Glenn Bailey is the director of site reliability engineering at Viant, a platform that helps automate the planning, buying and measurement of advertising campaigns. Not only is Docker fully ingrained into its tech stack, but it received high praise for simplifying the lifecycles of deployments.

 

Tell us a bit about how Docker fits into your tech stack and how you leverage it in your work.

Docker is 100 percent ingrained into our current tech stack and has been for a couple of years now. Artifacts are built with CI/CD tools, containerized using Docker and then pushed to private registries. Once pushed, developers and engineers can then pull the image down locally for testing or deploy to our various development and staging environments. For running Docker containers in production, we use a mix of Kubernetes and instances running Docker Compose in Amazon EC2 Auto Scaling groups.

 

Docker is 100 percent ingrained into our current tech stack and has been for a couple of years now.”

 

What is your number one favorite thing about Docker, and why?
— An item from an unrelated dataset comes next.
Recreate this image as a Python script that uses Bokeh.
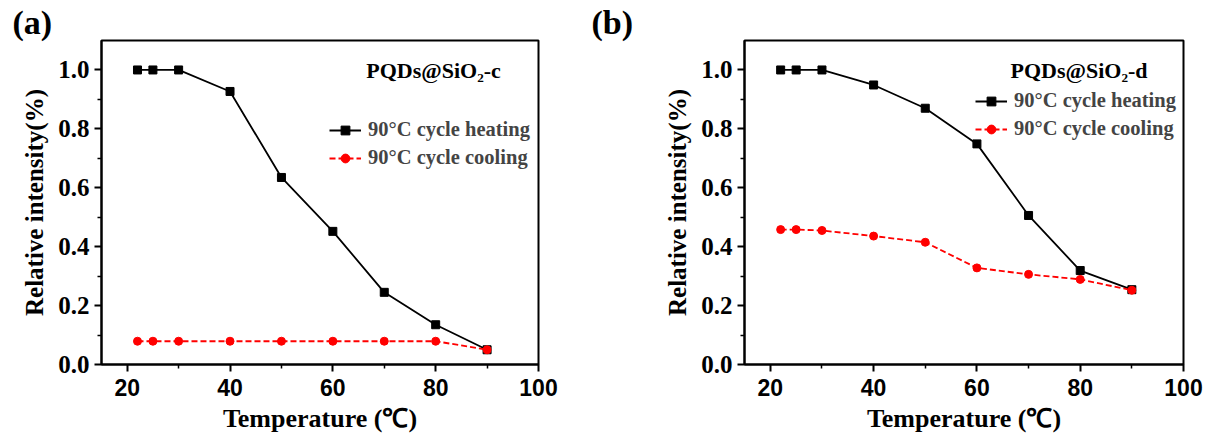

Our number one favorite thing about Docker is the removal of dependency management across our deployments. The “legacy” way to deploy was to use a configuration management tool to maintain consistency on all instances and servers before deploying the artifact. This involved verifying that specific versions of libraries and binaries were in place. With Docker, the only thing needed on the instance or server is Docker. Then the artifact is a Docker container, which for us has greatly simplified the lifecycle of a deployment.

 

Inside the Tech: What Viant’s Engineers Use

  • MySQL (databases)
  • BigQuery (databases)
  • AngularJS (frameworks)
  • Golang (languages)
  • Java (languages)
  • JavaScript (languages)
  • Python (languages)
  • SQL (languages)

 

Responses have been edited for length and clarity.